AIM. Copy out all lines with the word "chart" in them.

GIVEN INFORMATION.
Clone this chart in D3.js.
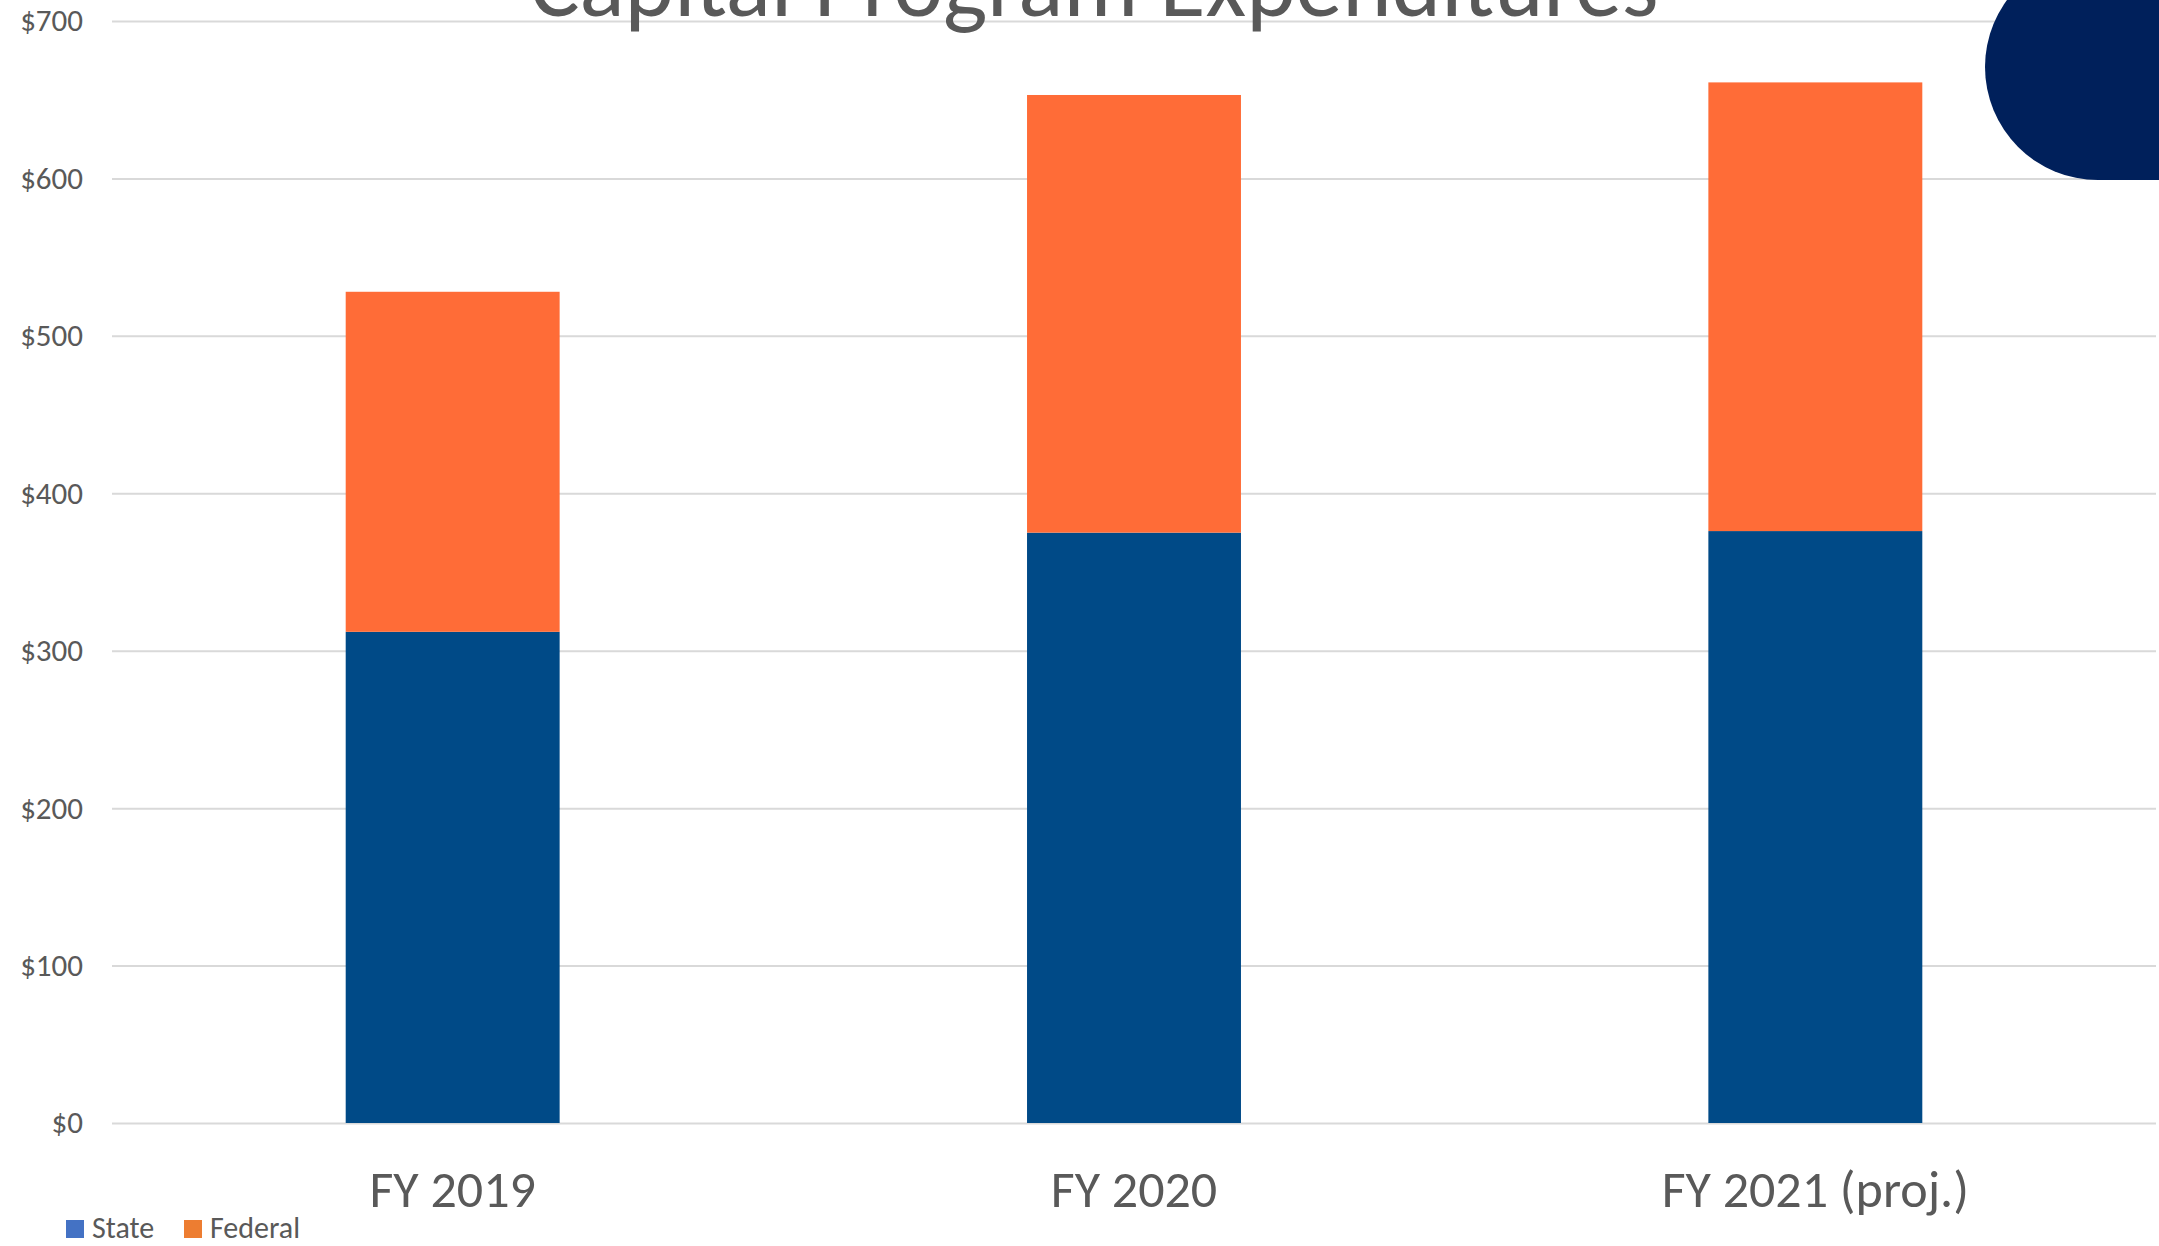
<!DOCTYPE html>
<html lang="en">
<head>
    <meta charset="UTF-8">
    <title>Capital Program Expenditures</title>
    <script src="https://d3js.org/d3.v7.min.js"></script>
    <style>
        body { margin: 0; background: #fff; }
        text { font-family: Carlito, Lato, "Open Sans", sans-serif; fill: #595959; }
    </style>
</head>
<body>
    <div id="chart"></div>
    <script>
        // Data (millions of dollars)
        const categories = ["FY 2019", "FY 2020", "FY 2021 (proj.)"];
        const stateValues = [312, 375, 376];
        const federalValues = [216, 278, 285];
        const seriesNames = ["State", "Federal"];
        const yTicks = [0, 100, 200, 300, 400, 500, 600, 700];

        const width = 2159;
        const height = 1246;
        const plotLeft = 112;
        const plotRight = 2156;
        const plotTop = 21;
        const plotBottom = 1123;

        const svg = d3.select("#chart")
            .append("svg")
            .attr("width", width)
            .attr("height", height);

        svg.append("rect")
            .attr("width", width)
            .attr("height", height)
            .attr("fill", "#fff");

        const x = d3.scaleBand()
            .domain(categories)
            .range([plotLeft, plotRight])
            .paddingInner(0.686)
            .paddingOuter(0.343);

        const y = d3.scaleLinear()
            .domain([0, 700])
            .range([plotBottom, plotTop]);

        // Gridlines + y labels
        const yAxis = svg.append("g")
            .attr("transform", `translate(${plotLeft},0)`)
            .call(d3.axisLeft(y)
                .tickValues(yTicks)
                .tickSize(-(plotRight - plotLeft))
                .tickPadding(29)
                .tickFormat(d => "$" + d));
        yAxis.select(".domain").remove();
        yAxis.selectAll("line")
            .attr("stroke", "#d9d9d9")
            .attr("stroke-width", 2);
        yAxis.selectAll("text")
            .attr("font-size", 31)
            .style("font-family", "Carlito, Lato, sans-serif")
            .attr("fill", "#595959");

        // Stacked data
        const rows = categories.map((c, i) => ({ cat: c, State: stateValues[i], Federal: federalValues[i] }));
        const stacked = d3.stack().keys(seriesNames)(rows);
        const barColors = { State: "#004a87", Federal: "#ff6c37" };

        svg.append("g")
            .selectAll("g")
            .data(stacked)
            .enter()
            .append("g")
            .attr("fill", d => barColors[d.key])
            .selectAll("rect")
            .data(d => d)
            .enter()
            .append("rect")
            .attr("x", d => x(d.data.cat))
            .attr("width", x.bandwidth())
            .attr("y", d => y(d[1]))
            .attr("height", d => y(d[0]) - y(d[1]));

        // Category labels
        svg.append("g")
            .selectAll("text")
            .data(categories)
            .enter()
            .append("text")
            .attr("x", d => x(d) + x.bandwidth() / 2)
            .attr("y", 1207)
            .attr("text-anchor", "middle")
            .attr("font-size", 52)
            .text(d => d);

        // Title (cut off at the top of the picture, as in the original)
        svg.append("text")
            .attr("x", 1094)
            .attr("y", 16)
            .attr("text-anchor", "middle")
            .attr("font-size", 94)
            .attr("font-weight", 300)
            .text("Capital Program Expenditures");

        // Navy corner decoration
        const r = 113, cx = 2098, cy = 67;
        svg.append("path")
            .attr("d", `M${cx},${cy - r} A${r},${r} 0 0 0 ${cx},${cy + r} L${width},${cy + r} L${width},${cy - r} Z`)
            .attr("fill", "#00205b");

        // Legend
        const legendColors = ["#4472c4", "#ed7d31"];
        const legendX = [66, 184];
        const legend = svg.append("g")
            .selectAll("g")
            .data(seriesNames)
            .enter()
            .append("g")
            .attr("transform", (d, i) => `translate(${legendX[i]},1220)`);
        legend.append("rect")
            .attr("width", 18)
            .attr("height", 18)
            .attr("fill", (d, i) => legendColors[i]);
        legend.append("text")
            .attr("x", 26)
            .attr("y", 18)
            .attr("font-size", 30)
            .text(d => d);
    </script>
</body>
</html>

RESULT OF THIS EXERCISE.
Clone this chart in D3.js.
    <div id="chart"></div>
        const svg = d3.select("#chart")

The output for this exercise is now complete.